- **WHAT THE EXERCISE ASKS**
Leave out every picture, then transcribe the rest of the listing exactly.

- **DATASET EXTRACT**
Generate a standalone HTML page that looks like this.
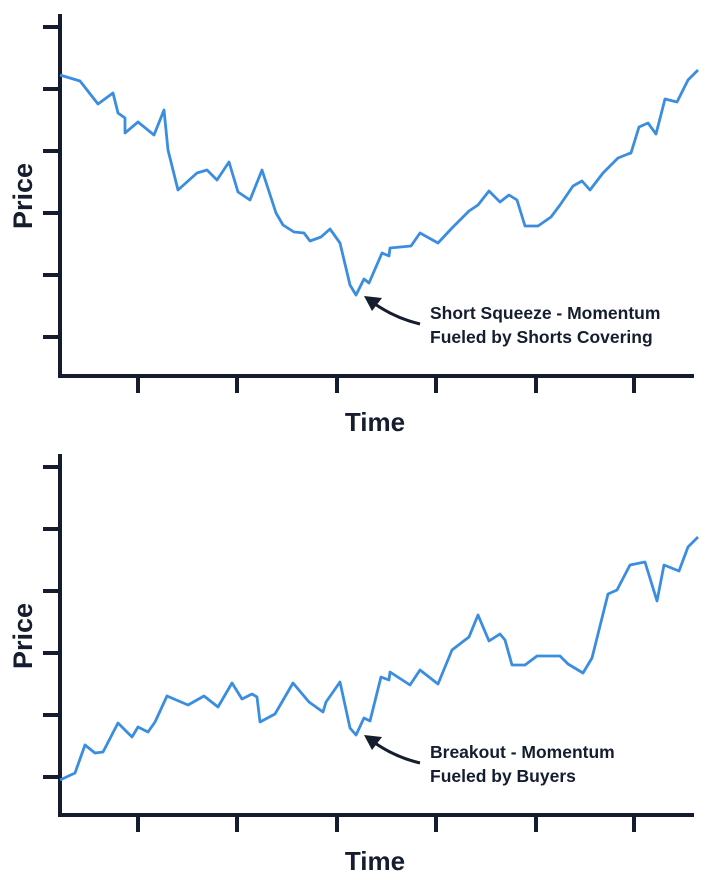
<!DOCTYPE html>
<html><head><meta charset="utf-8"><style>
html,body{margin:0;padding:0;background:#fff;}
svg{display:block;}
text{font-family:"Liberation Sans",sans-serif;fill:#151d2f;}
.ann{font-weight:bold;font-size:17.5px;}
</style></head><body>
<svg width="720" height="887" viewBox="0 0 720 887" xmlns="http://www.w3.org/2000/svg">
<g stroke="#141c2e" stroke-width="4" fill="none" stroke-linecap="square">
<path d="M60 16 V376 H692"/>
<path d="M45 27H60M45 89H60M45 151H60M45 213H60M45 275H60M45 337H60"/>
<path d="M138 376V391M237 376V391M337 376V391M436 376V391M536 376V391M634 376V391"/>
<path d="M60 456 V815 H692"/>
<path d="M45 467H60M45 529H60M45 591H60M45 653H60M45 715H60M45 777H60"/>
<path d="M138 815V830M237 815V830M337 815V830M436 815V830M536 815V830M634 815V830"/>
</g>
<g stroke="#3b8de0" stroke-width="2.8" fill="none" stroke-linejoin="round">
<polyline points="60,75 80,81 98,104 113,93 118,113 125,118 125,133 138,122 154,135 164,110 168,150 178,190 197,173 207,170 217,180 229,162 238,192 250,200 262,170 276,213 283,225 294,232 304,233 310,241 321,237 330,229 340,243 350,285 356,295 364,279 369,283 382,253 389,256 390,248 411,246 420,233 438,243 452,228 462,218 469,211 478,205 489,191 500,202 509,195 517,200 525,226 538,226 551,217 560,205 573,186 582,181 590,190 603,173 614,162 618,158 628,154 631,153 639,127 648,123 656,134 665,99 677,102 688,80 698,70"/>
<polyline points="60,780 75,773 85,745 95,753 103,752 118,723 132,737 138,727 148,732 155,722 167,696 188,705 204,696 218,707 232,683 242,699 252,694 257,697 260,722 275,714 293,683 309,702 323,712 326,702 340,682 350,728 356,735 364,718 370,721 381,677 389,680 390,672 410,685 420,670 438,684 452,650 465,640 469,637 478,615 489,641 500,634 505,640 512,665 525,665 537,656 560,656 568,664 583,673 592,658 608,594 617,590 630,565 645,562 657,601 664,565 679,571 688,547 698,537"/>
</g>
<g stroke="#151d2f" stroke-width="3" fill="none">
<path d="M420 324 Q395 318 375 304"/>
<path d="M420 763 Q395 757 375 743"/>
</g>
<g fill="#151d2f">
<polygon points="364,296 382,298 372,311"/>
<polygon points="364,735 382,737 372,750"/>
</g>
<text class="ann" x="430" y="319">Short Squeeze - Momentum</text>
<text class="ann" x="430" y="343">Fueled by Shorts Covering</text>
<text class="ann" x="430" y="758">Breakout - Momentum</text>
<text class="ann" x="430" y="782">Fueled by Buyers</text>
<text x="375" y="431" font-size="26" font-weight="bold" text-anchor="middle">Time</text>
<text x="375" y="870" font-size="26" font-weight="bold" text-anchor="middle">Time</text>
<text transform="translate(32,196) rotate(-90)" font-size="27" font-weight="bold" text-anchor="middle">Price</text>
<text transform="translate(32,636) rotate(-90)" font-size="27" font-weight="bold" text-anchor="middle">Price</text>
</svg>
</body></html>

- **THE ANSWER**
Generate a standalone HTML page that looks like this.
<!DOCTYPE html>
<html><head><meta charset="utf-8"><style>
html,body{margin:0;padding:0;background:#fff;}
svg{display:block;}
text{font-family:"Liberation Sans",sans-serif;fill:#151d2f;}
.ann{font-weight:bold;font-size:17.5px;}
</style></head><body>
<svg width="720" height="887" viewBox="0 0 720 887" xmlns="http://www.w3.org/2000/svg">
<g stroke="#141c2e" stroke-width="4" fill="none" stroke-linecap="square">
<path d="M60 16 V376 H692"/>
<path d="M45 27H60M45 89H60M45 151H60M45 213H60M45 275H60M45 337H60"/>
<path d="M138 376V391M237 376V391M337 376V391M436 376V391M536 376V391M634 376V391"/>
<path d="M60 456 V815 H692"/>
<path d="M45 467H60M45 529H60M45 591H60M45 653H60M45 715H60M45 777H60"/>
<path d="M138 815V830M237 815V830M337 815V830M436 815V830M536 815V830M634 815V830"/>
</g>
<g stroke="#3b8de0" stroke-width="2.8" fill="none" stroke-linejoin="round">
<polyline points="60,75 80,81 98,104 113,93 118,113 125,118 125,133 138,122 154,135 164,110 168,150 178,190 197,173 207,170 217,180 229,162 238,192 250,200 262,170 276,213 283,225 294,232 304,233 310,241 321,237 330,229 340,243 350,285 356,295 364,279 369,283 382,253 389,256 390,248 411,246 420,233 438,243 452,228 462,218 469,211 478,205 489,191 500,202 509,195 517,200 525,226 538,226 551,217 560,205 573,186 582,181 590,190 603,173 614,162 618,158 628,154 631,153 639,127 648,123 656,134 665,99 677,102 688,80 698,70"/>
<polyline points="60,780 75,773 85,745 95,753 103,752 118,723 132,737 138,727 148,732 155,722 167,696 188,705 204,696 218,707 232,683 242,699 252,694 257,697 260,722 275,714 293,683 309,702 323,712 326,702 340,682 350,728 356,735 364,718 370,721 381,677 389,680 390,672 410,685 420,670 438,684 452,650 465,640 469,637 478,615 489,641 500,634 505,640 512,665 525,665 537,656 560,656 568,664 583,673 592,658 608,594 617,590 630,565 645,562 657,601 664,565 679,571 688,547 698,537"/>
</g>
<g stroke="#151d2f" stroke-width="3" fill="none">
<path d="M420 324 Q395 318 375 304"/>
<path d="M420 763 Q395 757 375 743"/>
</g>
<g fill="#151d2f">
<polygon points="364,296 382,298 372,311"/>
<polygon points="364,735 382,737 372,750"/>
</g>
<text class="ann" x="430" y="319">Short Squeeze - Momentum</text>
<text class="ann" x="430" y="343">Fueled by Shorts Covering</text>
<text class="ann" x="430" y="758">Breakout - Momentum</text>
<text class="ann" x="430" y="782">Fueled by Buyers</text>
<text x="375" y="431" font-size="26" font-weight="bold" text-anchor="middle">Time</text>
<text x="375" y="870" font-size="26" font-weight="bold" text-anchor="middle">Time</text>
<text transform="translate(32,196) rotate(-90)" font-size="27" font-weight="bold" text-anchor="middle">Price</text>
<text transform="translate(32,636) rotate(-90)" font-size="27" font-weight="bold" text-anchor="middle">Price</text>
</svg>
</body></html>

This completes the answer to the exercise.